▶ [Supplied material]:
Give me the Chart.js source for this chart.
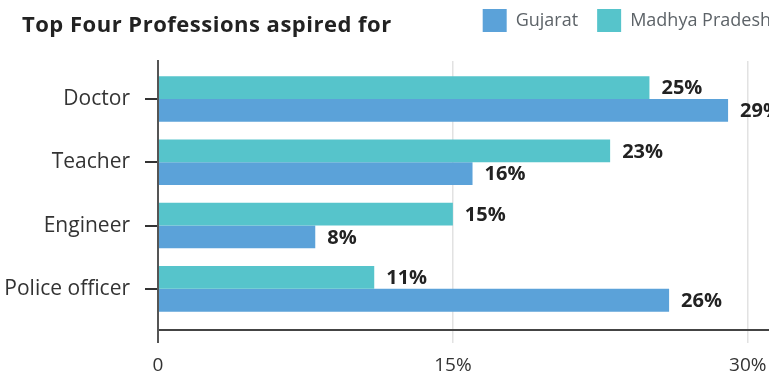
<!DOCTYPE html>
<html>
<head>
<meta charset="utf-8">
<script src="https://cdn.jsdelivr.net/npm/chart.js@4.4.1/dist/chart.umd.min.js"></script>
<style>
    html, body { margin: 0; padding: 0; background: #fff; overflow: hidden; }
    .wrap { position: relative; width: 790px; height: 372px; }
    .chart-title {
        position: absolute; left: 22px; top: 13px; margin: 0;
        font: bold 22px/21px "Open Sans", sans-serif; color: #222;
        letter-spacing: 0.5px; white-space: nowrap;
    }
</style>
</head>
<body>
<div class="wrap">
    <h2 class="chart-title">Top Four Professions aspired for</h2>
    <canvas id="chartProfessions"></canvas>
</div>
<script>
const professions = ['Doctor', 'Teacher', 'Engineer', 'Police officer'];
const gujarat = [29, 16, 8, 26];
const madhyaPradesh = [25, 23, 15, 11];
const xTicks = [0, 15, 30];

Chart.defaults.font.family = '"Open Sans", sans-serif';

function toPoints(values) {
    return values.map((value, index) => ({x: value, y: index}));
}

// percentage printed just past the end of each bar
const valueLabels = {
    id: 'valueLabels',
    afterDatasetsDraw(chart) {
        const ctx = chart.ctx;
        ctx.save();
        ctx.font = 'bold 20px "Open Sans", sans-serif';
        ctx.fillStyle = '#222';
        ctx.textBaseline = 'middle';
        chart.data.datasets.forEach((dataset, di) => {
            chart.getDatasetMeta(di).data.forEach((bar, i) => {
                ctx.fillText(dataset.data[i].x + '%', bar.x + 12, bar.y + 1);
            });
        });
        ctx.restore();
    }
};

// leave some room between the legend row and the plot
const legendGap = {
    id: 'legendGap',
    beforeInit(chart) {
        const fit = chart.legend.fit;
        chart.legend.fit = function () {
            fit.bind(chart.legend)();
            this.height += 19;
        };
    }
};

new Chart(document.getElementById('chartProfessions').getContext('2d'), {
    type: 'bar',
    data: {
        datasets: [
            {
                label: 'Madhya Pradesh',
                data: toPoints(madhyaPradesh),
                backgroundColor: '#56c4cb'
            },
            {
                label: 'Gujarat',
                data: toPoints(gujarat),
                backgroundColor: '#5ba2d9'
            }
        ]
    },
    options: {
        indexAxis: 'y',
        responsive: true,
        maintainAspectRatio: false,
        animation: false,
        categoryPercentage: 0.72,
        barPercentage: 1,
        layout: {padding: {top: -10, left: 0, right: 0, bottom: 0}},
        scales: {
            x: {
                type: 'linear',
                min: 0,
                max: 32.15,
                afterBuildTicks: scale => {
                    scale.ticks = xTicks.map(value => ({value}));
                },
                afterFit: scale => {
                    scale.height = 42;
                },
                ticks: {
                    callback: value => value === 0 ? '0' : value + '%',
                    color: '#333',
                    font: {size: 19},
                    padding: 11,
                    maxRotation: 0
                },
                grid: {
                    color: ctx => ctx.tick && ctx.tick.value === 0 ? '#555' : '#e2e2e2',
                    lineWidth: ctx => ctx.tick && ctx.tick.value === 0 ? 2 : 1.5,
                    tickLength: 13
                },
                border: {display: true, color: '#444', width: 2}
            },
            y: {
                type: 'linear',
                reverse: true,
                offset: false,
                min: -0.6,
                max: 3.65,
                afterBuildTicks: scale => {
                    scale.ticks = professions.map((name, i) => ({value: i}));
                },
                afterFit: scale => {
                    scale.width = 158;
                },
                ticks: {
                    callback: value => professions[value],
                    color: '#333',
                    font: {size: 21},
                    padding: 15
                },
                grid: {
                    offset: false,
                    drawOnChartArea: false,
                    color: '#333',
                    lineWidth: 2,
                    tickLength: 13
                },
                border: {display: true, color: '#555', width: 2}
            }
        },
        plugins: {
            legend: {
                position: 'top',
                align: 'end',
                reverse: true,
                labels: {
                    boxWidth: 24,
                    boxHeight: 23,
                    padding: 19,
                    color: '#5d6368',
                    font: {size: 18}
                }
            },
            tooltip: {enabled: false}
        }
    },
    plugins: [valueLabels, legendGap]
});
</script>
</body>
</html>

▶ [Stated goal]:
Locate the word "this" in the data above. Copy every line carrying it.

▶ [Full output]:
Give me the Chart.js source for this chart.
            this.height += 19;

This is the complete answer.